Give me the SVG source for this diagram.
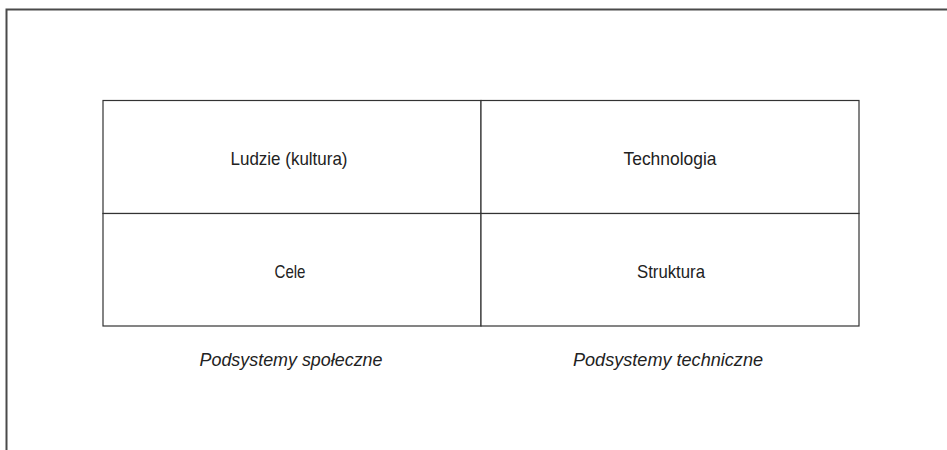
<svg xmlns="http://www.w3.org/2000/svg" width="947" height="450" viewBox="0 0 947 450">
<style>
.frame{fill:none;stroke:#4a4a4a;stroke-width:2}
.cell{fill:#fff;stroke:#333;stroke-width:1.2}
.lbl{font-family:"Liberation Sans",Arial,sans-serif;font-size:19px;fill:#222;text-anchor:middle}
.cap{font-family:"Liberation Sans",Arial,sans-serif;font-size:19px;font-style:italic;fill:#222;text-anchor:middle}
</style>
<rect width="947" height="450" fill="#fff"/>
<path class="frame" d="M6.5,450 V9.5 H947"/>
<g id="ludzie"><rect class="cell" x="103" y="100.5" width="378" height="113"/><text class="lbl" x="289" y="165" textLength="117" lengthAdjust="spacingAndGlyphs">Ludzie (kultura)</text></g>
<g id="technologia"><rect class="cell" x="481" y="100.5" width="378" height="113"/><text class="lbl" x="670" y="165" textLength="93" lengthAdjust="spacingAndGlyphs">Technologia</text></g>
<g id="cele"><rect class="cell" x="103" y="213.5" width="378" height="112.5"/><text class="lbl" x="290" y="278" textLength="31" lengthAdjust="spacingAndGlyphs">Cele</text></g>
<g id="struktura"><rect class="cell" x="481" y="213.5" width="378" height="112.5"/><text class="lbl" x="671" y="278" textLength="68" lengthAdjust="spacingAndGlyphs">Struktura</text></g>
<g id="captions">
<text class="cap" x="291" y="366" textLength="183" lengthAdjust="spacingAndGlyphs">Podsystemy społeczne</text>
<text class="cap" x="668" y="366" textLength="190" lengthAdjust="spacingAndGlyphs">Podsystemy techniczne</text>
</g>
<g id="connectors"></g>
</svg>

• • •

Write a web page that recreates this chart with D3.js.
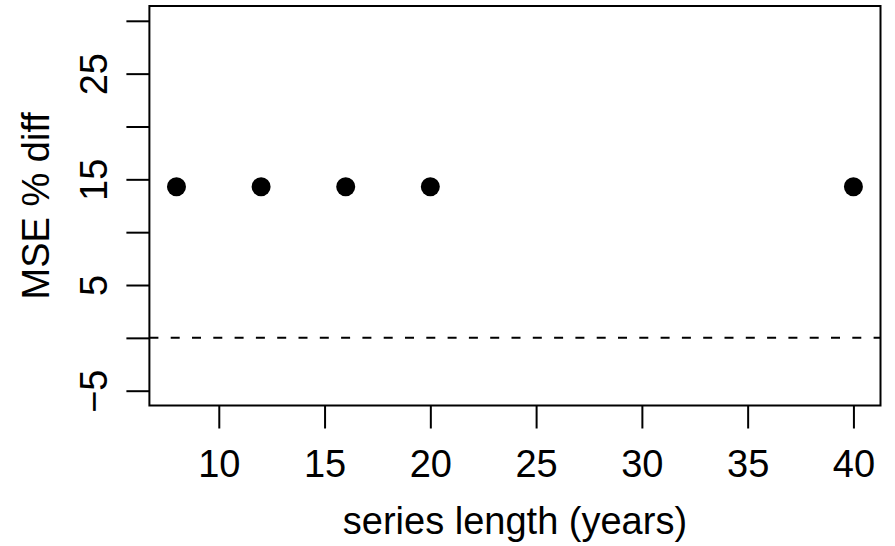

• • •

**DIRECTIONS:** Which lines above contain "this"? Show each of them.

**RIGHT ANSWER:**
Give me the SVG source for this diagram.
Write a web page that recreates this chart with D3.js.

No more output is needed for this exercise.